NECİP F. BAHADIR | YORUM
Sabahattin Ali’nin ‘Sırça Köşk’ hikayesini bilir misiniz? Adını koymasa da öykünün mesajı siyasidir. Yakın arkadaşları hikayeyi yayınlamaması konusunda yazarı uyarır. Eğer yayınlarsa başının ağrıması kaçınılmazdır. Ankara mutlaka hesabını sorar. Nitekim Ali, sonunda hayatına mal olacak, mahkemeler ve hapishanelerle tanışır. Tekrar hapishaneye dönmemek için tek çare olarak dışarıya yönelir, Edirne sınırında ‘cansız bedeni’ bulunur.
Sabahattin Ali’nin hikayede kısaca anlattığı tema şöyle: Üç uyanık kafadar ahaliyi ‘sırça köşksüz’ şehir olamayacağına ikna ederek camdan köşk yapar. Köşk, eklerle giderek büyür ve köşk ehlinin sayısı artar. Halk köşkün ihtiyaçlarını karşılamakta zorlanır. Köşk sakinleri ahalinin sızlanmasına aldırmaz zora başvurur, mallarına mülklerine el koyar, itiraz edenleri ise bodruma hapsederler.
Halk, ‘köşkün, hiçbir kuvvetin yıkamayacağı kadar dayanıklı olduğu’ söylentisine inandırılır. Şüphesi olanlar da hile ve korkuyla susturulur. Ahalinin malı mülkü ne varsa tükenir, deniz biter. Ferman üzerine son kalan koyunlarını köşke teslim ederler. Halktan homurtular yükselmeye başlayınca, üç kafadardan biri koyunların hepsini yemediklerini, bir kısmını geri vereceklerini söyler.
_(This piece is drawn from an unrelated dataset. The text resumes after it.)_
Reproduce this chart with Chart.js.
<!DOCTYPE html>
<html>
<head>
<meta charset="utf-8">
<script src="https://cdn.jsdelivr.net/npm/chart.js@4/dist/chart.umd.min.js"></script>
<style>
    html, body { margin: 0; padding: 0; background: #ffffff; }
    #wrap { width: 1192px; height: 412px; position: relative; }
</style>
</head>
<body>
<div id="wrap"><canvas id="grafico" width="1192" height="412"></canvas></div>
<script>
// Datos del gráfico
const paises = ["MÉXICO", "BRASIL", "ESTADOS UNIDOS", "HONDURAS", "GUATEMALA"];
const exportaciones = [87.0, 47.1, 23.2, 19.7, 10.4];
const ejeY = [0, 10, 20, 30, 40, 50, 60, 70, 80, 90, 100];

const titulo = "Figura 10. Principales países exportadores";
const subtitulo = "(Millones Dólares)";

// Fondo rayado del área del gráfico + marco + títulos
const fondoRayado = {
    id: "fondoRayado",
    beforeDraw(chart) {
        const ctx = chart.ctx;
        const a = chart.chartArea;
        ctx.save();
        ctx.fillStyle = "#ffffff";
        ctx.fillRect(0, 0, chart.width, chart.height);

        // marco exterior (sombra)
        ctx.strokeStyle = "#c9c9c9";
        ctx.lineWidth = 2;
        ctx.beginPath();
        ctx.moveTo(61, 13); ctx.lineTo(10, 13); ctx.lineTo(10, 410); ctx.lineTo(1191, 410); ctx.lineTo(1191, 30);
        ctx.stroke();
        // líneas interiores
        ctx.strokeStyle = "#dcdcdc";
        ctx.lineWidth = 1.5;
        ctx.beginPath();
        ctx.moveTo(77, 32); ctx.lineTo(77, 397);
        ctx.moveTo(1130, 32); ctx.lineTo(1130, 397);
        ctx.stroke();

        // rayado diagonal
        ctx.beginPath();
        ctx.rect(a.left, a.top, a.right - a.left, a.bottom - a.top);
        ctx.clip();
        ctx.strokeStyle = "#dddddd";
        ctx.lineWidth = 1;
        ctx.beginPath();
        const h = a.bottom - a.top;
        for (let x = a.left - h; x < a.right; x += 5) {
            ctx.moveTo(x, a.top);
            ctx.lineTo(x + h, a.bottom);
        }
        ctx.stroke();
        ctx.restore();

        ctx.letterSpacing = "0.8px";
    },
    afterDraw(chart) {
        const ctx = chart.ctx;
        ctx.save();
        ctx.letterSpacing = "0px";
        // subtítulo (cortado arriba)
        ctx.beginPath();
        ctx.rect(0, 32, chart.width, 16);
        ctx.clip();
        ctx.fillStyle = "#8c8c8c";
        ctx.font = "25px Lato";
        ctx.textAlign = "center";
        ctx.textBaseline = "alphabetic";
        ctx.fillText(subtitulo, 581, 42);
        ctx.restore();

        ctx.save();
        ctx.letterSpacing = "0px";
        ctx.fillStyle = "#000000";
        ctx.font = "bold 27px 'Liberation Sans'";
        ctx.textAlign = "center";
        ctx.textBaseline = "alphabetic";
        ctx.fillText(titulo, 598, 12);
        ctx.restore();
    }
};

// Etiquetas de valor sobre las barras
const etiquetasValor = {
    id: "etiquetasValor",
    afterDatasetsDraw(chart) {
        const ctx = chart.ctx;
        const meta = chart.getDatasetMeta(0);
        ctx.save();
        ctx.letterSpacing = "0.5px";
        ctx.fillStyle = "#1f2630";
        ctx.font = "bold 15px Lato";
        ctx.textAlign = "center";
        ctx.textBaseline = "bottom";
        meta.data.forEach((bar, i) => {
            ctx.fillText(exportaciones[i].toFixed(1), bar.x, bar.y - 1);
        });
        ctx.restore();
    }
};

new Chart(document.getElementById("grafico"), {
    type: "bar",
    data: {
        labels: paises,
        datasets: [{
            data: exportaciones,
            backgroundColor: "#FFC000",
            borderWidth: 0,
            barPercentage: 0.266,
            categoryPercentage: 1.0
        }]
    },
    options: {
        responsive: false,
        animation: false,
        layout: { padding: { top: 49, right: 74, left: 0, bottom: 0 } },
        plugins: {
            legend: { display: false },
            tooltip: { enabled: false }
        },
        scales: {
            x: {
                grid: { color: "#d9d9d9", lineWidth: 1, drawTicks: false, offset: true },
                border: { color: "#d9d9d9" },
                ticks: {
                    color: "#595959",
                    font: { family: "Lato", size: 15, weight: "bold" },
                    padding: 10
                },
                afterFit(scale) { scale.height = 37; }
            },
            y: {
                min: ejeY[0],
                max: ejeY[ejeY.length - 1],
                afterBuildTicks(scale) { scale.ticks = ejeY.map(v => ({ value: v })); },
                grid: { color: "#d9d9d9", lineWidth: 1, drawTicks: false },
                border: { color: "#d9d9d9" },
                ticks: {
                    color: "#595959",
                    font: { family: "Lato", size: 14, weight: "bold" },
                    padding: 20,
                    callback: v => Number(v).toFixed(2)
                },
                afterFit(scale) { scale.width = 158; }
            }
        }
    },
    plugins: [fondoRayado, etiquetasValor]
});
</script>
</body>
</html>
Ve hayvanların kelleleri halka dağıtılır. Kelleler kemikten ibarettir, ne beyni yerinde ne de dili ve gözü… “Neden?” diye sorduklarında, “Siz onların kıymetini bilmezsiniz, ziyan edersiniz!” cevabını alırlar. Bunun üzerine topluluğun içinden biri, “Bana böyle bir başın lüzumu yoktur!” diyerek kelleyi fırlatınca sırça köşkte bir delik açılır. Bundan cesaret alarak herkes elindeki kelleyi fırlatır, sağlamlığına inandıkları sırça köşk cam şakırtılar arasında yerle yeksan olur.
En heybetlisini yıkmak için 3-5 kelle yeter
Bu hikayenin sonunda Sabahattin Ali, kıssadan hisseyi de şöyle kaleme alır: “Sakın tepenize bir sırça köşk kurmayınız. Ama günün birinde nasılsa böyle bir sırça köşk kurulursa, onun yıkılmaz, devrilmez bir şey olduğunu sanmayın. En heybetlisini tuz buz etmek için üç beş kelle fırlatmak yeterlidir.”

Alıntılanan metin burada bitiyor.